Paul Almeida doesn’t care too much about “titles and stuff.” What does he care about? “I like building new opportunities,” Georgetown McDonough’s new deputy dean of executive education and innovation tells Poets&Quants. “I like searching in new spaces.”
Often, Almeida says, that drive has caused his job title and official responsibilities to lag behind his actions.
It makes sense, then, that Almeida’s employer, Georgetown University’s McDonough School of Business, had to create a position specific to him. And that it would have “innovation” in the title, because his broad responsibility is to do just that — innovate.
“The world is a much more flexible place if you see it that way,” Almeida says. “If you see boundaries and definitions, you sort of fold within those. And if you don’t see boundaries and restrictions, and you see opportunities, you expand in nice ways and people can recognize it and benefit from it.”
BUILDING THE FIRST TRULY GLOBAL EXECUTIVE MBA PROGRAM
Almeida’s position was officially created last July by former Dean David Thomas, but Almeida has headed up executive education at the McDonough School since August of 2010, and he got involved in the program as a faculty member long before then. He says it was another former dean, George Daly, who asked him to take the post of chief of the executive programs — and the only way he could convince Almeida was to have him try it out for a year.
“I ended up loving it,” Almeida admits.
Launched in 2009, the Global Executive MBA is the jewel of the suite of executive education options at McDonough, and Almeida was one of the major “minds and bodies” behind the creation of the program. While at least a dozen similar global EMBAs have popped up over the years, Almeida maintains that McDonough’s was the first.
The program originally included faculty from McDonough, Georgetown’s Walsh School of Foreign Service, and ESADE Business School in Barcelona, Spain. Costa Rica’s INCAE Business School has since joined the ranks, providing a direct door to Latin America. About 50 students spend a little over a year traveling the world two weeks at a time to six different regions, including Washington, D.C., Spain, Central America, India, and China.
“We realize part of the challenge of globalization is learning to see the world from other perspectives,” Almeida says. “And, in spite of our best intentions, we are not very good at dealing with people with different sensitivities, different cultural understandings, different ways of operating. Through this program, we wanted to create a series of experiences and interactions so that they’re forced to learn from one another.”
A MEMBER OF GEORGETOWN’S FACULTY FOR MORE THAN TWO DECADES
A former electrical engineer from India, Almeida joined the faculty at McDonough in 1996 after earning a Ph.D. from the Wharton School at the University of Pennsylvania. Raised a Catholic, he attended Jesuit schools, a part of his life that led him to choose Georgetown over other offers.
“That really drives me, to tell you the truth,” he says. “Because I believe in the mission.”
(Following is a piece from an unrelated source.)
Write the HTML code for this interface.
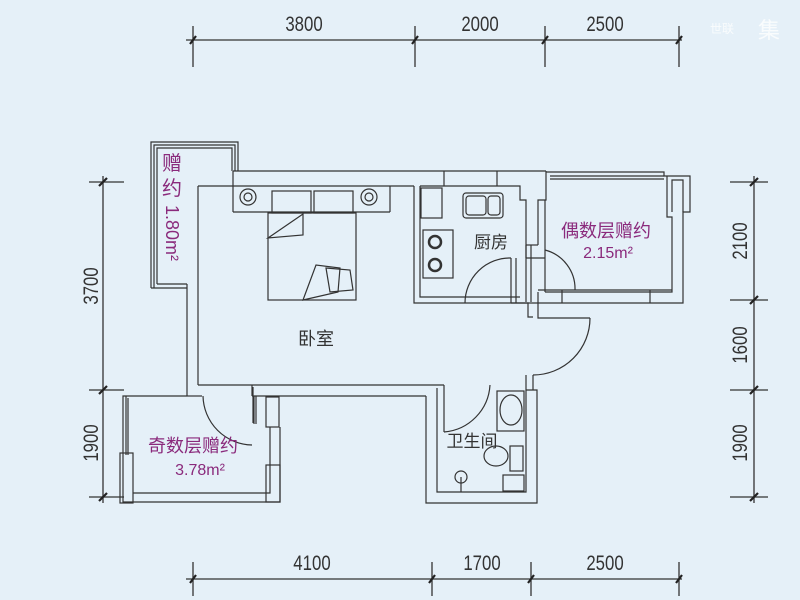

McDonough’s executive education options are robust. In addition to the Global Executive MBA, the school offers a top-ranked EMBA program, an executive master’s in leadership, a master’s in international business and policy, an online master’s in finance, and a smattering of custom degree and non-degree options.
In a robust interview, Almeida speaks at length about his personal philosophies of modern higher education, his plans for innovation, and why McDonough’s former dean had to practically beg him to head up the executive education programs.
Please see the transcribed interview below. It has been edited for length and readability.
You took over this role in 2010, but I’ve read you were already deeply involved in executive education before officially taking the role.
Yeah, I was an unpaid and unloved faculty director and lead liaison for the executive MBA program. But also, I was one of the main minds and bodies behind launching the Global Executive MBA — conceptualizing it, designing it, launching it, with no real staff, by the way. And then, I also was one of the main players in our move towards custom executive education. But, all the time, I barely had an official role.
But I could see people were going to retire later and later and that industry was quite dynamic. That the skills, the insights, the mindsets that people were going to have beyond their early 20s and into their 30s, 40s, 50s, 60s, and 70s, was going to be important. I could see one of the areas higher education was going to grow was for this demographic between the ages of 30 and 75. We just can’t know everything we need to know in terms of education for life at the age of 25 or 28. This was an opportunity. And I like building opportunities. I like searching in new spaces. We can define much more of what’s going on.
So, I was already involved before taking the role of senior associate dean in charge of executive education in August of 2010. And then in July of 2016, I was named the deputy dean in charge of executive education and innovation.
Was that a role that already existed or was it created for you?
They created it for me. I was always doing things a little beyond my role. And I don’t care too much about titles and stuff. I just like doing good things and making it happen. So, almost always, my titles and my official responsibilities have trailed my actions. The world is a much more flexible place if you see it that way. If you see boundaries and definitions, you sort of fold within those. And if you don’t see boundaries and restrictions, and you see opportunities, you expand in nice ways and people can recognize it and benefit from it.